Ну как мило, и как всё доходчиво! От души поблагодарил чиновницу за полезные сведения – они мне ещё пригодятся. Теперь надо ликвидировать моё гнездо. Разорение шло по нарастающей. Круглый стол взял зять в мастерскую, стулья и кровать поехали на дачу, туда же – постельное бельё. Одежда – кому придётся впору, тёплая куртка – Вене в поездки по объектам, письменный стол – одному из крестников.

В канун отъезда стены были голы, полы пусты, зато народу топталась целая толпа, всё прибывающая. Две группки маклаков спорили из-за книг, мать шила из последнего одеяла чехол для картин, Эра и Галя чуть не ссорились, как правильно уложить мне чемодан, который всё равно ещё растребушат на таможне.

И вот я остался один, лёжа на голой тахте, укрываясь пальто. Пусто, словно после пожара или налёта грабителей. Нуль. Голый человек на голой земле. И мне стало весело и страшно, как когда-то на даче в Вырице перед прыжком в оредежский омут.
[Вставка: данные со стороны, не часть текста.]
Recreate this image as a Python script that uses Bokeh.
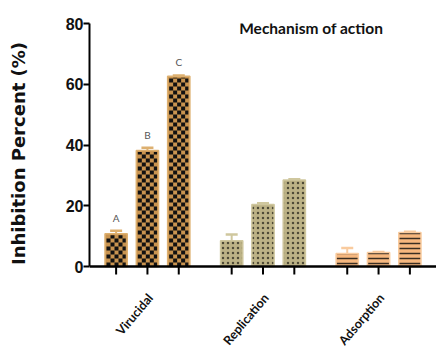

В Москве предстояло оформить какие-то, оказавшиеся потом ненужными, бумажки, получить въездную визу и купить билет в Аэрофлоте. От продажи книг денег выручили порядочно, передвигался я только на такси, иначе бы и не успевал. Оброс друзьями, кто-то всегда был со мной. Поздняя осень помахивала кое-где то жёлтым, то оранжевым. Кублановский захотел устроить мне прощальное чтение на дому, но хозяйке позвонил некто и таинственно запретил. Я отдал нуждающемуся джинсовый костюм (он потом жил на него месяц), попрощался с Рейном, попрощался с Найманом, остатки денег передал тёте Тале на Соколе, где я ночевал.

Часть картин не пропустили (не хватало одной подписи в оформлении), в одежде прощупывали швы. И всё-таки в комканом, с виду грязном платке не усмотрели мою сентиментальную контрабанду – горсть кладбищенского песка, взятую на похоронах Ахматовой. Нет, я не твердил, как многие, лермонтовский стих о «немытой России», зачем? Ведь она с тех пор умывалась – то кровушкой, то потом. Мне вспомнилась строка из романтического первоисточника, из лорда Байрона, неизвестно кем переведённая:

Прощай, и если навсегда, то навсегда прощай.

Когда самолёт выруливал на взлетную полосу, по ней уже вилась позёмка. Это было ранним, запомнившимся мне на всю жизнь утром 2 ноября 1979 года. В кармане у меня лежали, холодя и грея бедро, ключ от квартиры в Кью-Гарденсе и жетон на проезд в нью-йоркском сабвее.